# Intellektik: Technical report 94-05

## Decomposition of Tautologies into Regular Formulas and Strong Completeness of Connection-Graph Resolution

### W. Bibel and E. Eder

This paper addresses and answers a fundamental
question about
(ground) resolution. Informally, what is gained with respect to the
search for a proof by performing a single resolution step? It is
first shown that any unsatisfiable formula may be decomposed into
regular formulas provable in linear time (by resolution). A relevant
resolution step strictly reduces at least one of the formulas in the
decomposition while an irrelevant one does not contribute to the
proof in any way.
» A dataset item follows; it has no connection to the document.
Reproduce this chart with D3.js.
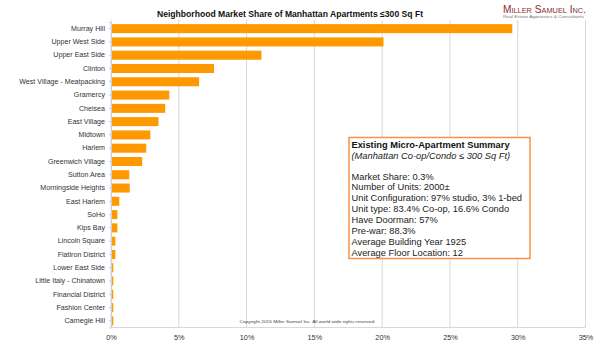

The relevance of this novel insight into the
nature of resolution and of the unsatisfiability problem for the
development of proof strategies and for complexity considerations
are briefly discussed.
The decomposition also provides a novel technique for establishing
completeness proofs for refinements of resolution. As a first
application, connection-graph resolution is shown to be strongly
complete on the ground level. The result (as well as the
aforementioned answer) can be lifted to the first-order level the
way briefly outlined in the paper. This settles a problem which
remained open for two decades despite many proof attempts. The
result is relevant for theorem proving because without strong
completeness a connection graph resolution prover might run into an
infinite loop even on the ground level.